I’ve been tinkering around with Stan fairly recently – so far I have found it to be an incredibly expressive language. It is truly amazing that these resources are under active development.

Right now, I’m trying to implement a hierarchical multinomial-normal regression model. It actually seems to be working with really small examples.
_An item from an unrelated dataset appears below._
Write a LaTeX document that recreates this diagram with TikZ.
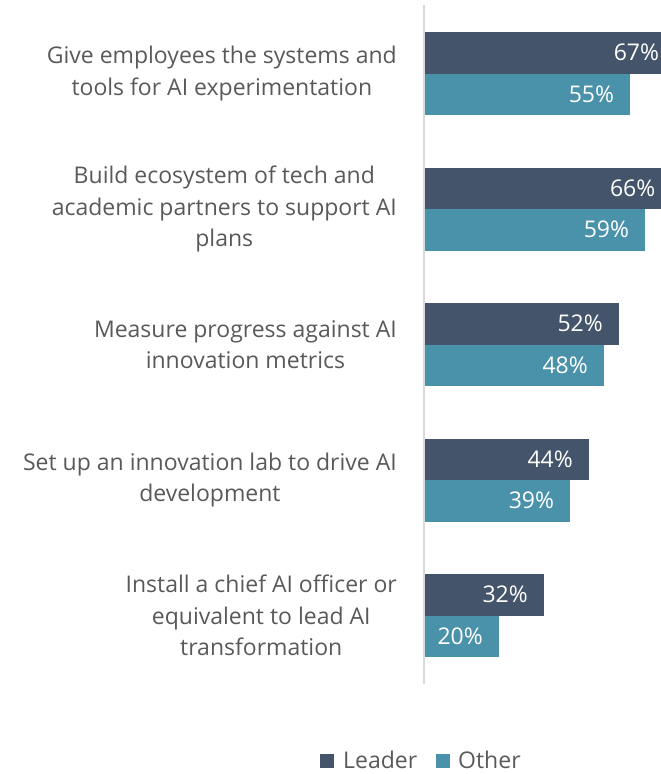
\documentclass[tikz,border=0pt]{standalone}
\usepackage{fontspec}
\setmainfont{Open Sans}
\usetikzlibrary{positioning}
\definecolor{leadcol}{HTML}{44546A}
\definecolor{othcol}{HTML}{4A91AA}
\definecolor{txtgray}{HTML}{595959}
\definecolor{axisgray}{HTML}{D9D9D9}
\tikzset{
    catlabel/.style={anchor=east, align=center, inner sep=0pt, text=txtgray,
        font=\fontsize{23}{31.5}\selectfont},
    pctlabel/.style={anchor=east, inner sep=0pt, text=white,
        font=\fontsize{23}{26}\selectfont},
    legbox/.style={minimum size=14pt, inner sep=0pt},
    legtext/.style={anchor=base west, inner sep=0pt, text=txtgray,
        font=\fontsize{23}{26}\selectfont}
}
\begin{document}
\begin{tikzpicture}[x=1pt,y=-1pt]
    \useasboundingbox (0,0) rectangle (661,774);
    \begin{scope}
    \clip (0,0) rectangle (661,774);
    % bars, one group per measure
    \foreach \i/\lead/\oth/\txt in {
        1/67/55/{Give employees the systems and\\tools for AI experimentation},
        2/66/59/{Build ecosystem of tech and\\academic partners to support AI\\plans},
        3/52/48/{Measure progress against AI\\innovation metrics},
        4/44/39/{Set up an innovation lab to drive AI\\development},
        5/32/20/{Install a chief AI officer or\\equivalent to lead AI\\transformation}}
    {
        \pgfmathsetmacro\yc{73.5+135.5*(\i-1)}
        \pgfmathsetmacro\xl{424+3.75*\lead}
        \pgfmathsetmacro\xo{424+3.75*\oth}
        \fill[leadcol] (424,{\yc-41.5}) rectangle (\xl,\yc);
        \fill[othcol] (424,\yc) rectangle (\xo,{\yc+41.5});
        \node[pctlabel] (lead-\i) at ({\xl-16},{\yc-20.75}) {\lead\%};
        \node[pctlabel] (oth-\i) at ({\xo-16},{\yc+20.75}) {\oth\%};
        \node[catlabel] (cat-\i) at (397,\yc) {\txt};
    }
    \end{scope}
    % axis
    \draw[axisgray, line width=1.5pt] (424,5) -- (424,684);
    % legend
    \node[legbox, fill=leadcol] (legL) at (327,761) {};
    \node[legtext] (legLt) at (343,768.5) {Leader};
    \node[legbox, fill=othcol] (legO) at (443,761) {};
    \node[legtext] (legOt) at (458,768.5) {Other};
\end{tikzpicture}
\end{document}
The code is below

data {
  int<lower=0> N;    // number of samples
  int<lower=0> D;    // number of dimensions
  int<lower=0> r;    // rank of partition matrix
  matrix[D-1, D] psi;// partition matrix for ilr transform
  real g[N];         // covariate values
  int x[N, D];       // observed counts
}
parameters {
  vector[D-1] beta0;
  vector[D-1] beta1;
  matrix[N, D-1] x_; // ilr transformed abundances
  vector<lower=0>[D-1] sigma;
  matrix[D-1, r] W; // factor for covariance matrix
}
transformed parameters{
  cov_matrix[D-1] Sigma;
  matrix[D-1, D-1] I;
  I = diag_matrix(rep_vector(1.0, D-1));
  Sigma = W * W' + diag_matrix(sigma) + 0.001*I;
}

model {
  // setting priors ...
  for (i in 1:D-1){
    beta0[i] ~ normal(0, 15); 
    beta1[i] ~ normal(0, 15); 
    sigma[i] ~ lognormal(0, 1); 
  }

  for (i in 1:D-1){
    for (j in 1:r){
      W[i, j] ~ normal(0, 5);
    }
  }

  for (j in 1:N){
    x_[j] ~ multi_normal(g[j] * beta1 + beta0, Sigma);
    // perform ilr inverse and multinomial sample
    x[j] ~ multinomial( softmax(to_vector( x_[j] * psi )) );
  }
}

The problem that I am currently running into is trying to scale this on larger datasets. I am able to get this to run on a N=40, D=256 dataset using ADVI. However, when N=40, D=512, the program crashes with a memory overhead of 9GB.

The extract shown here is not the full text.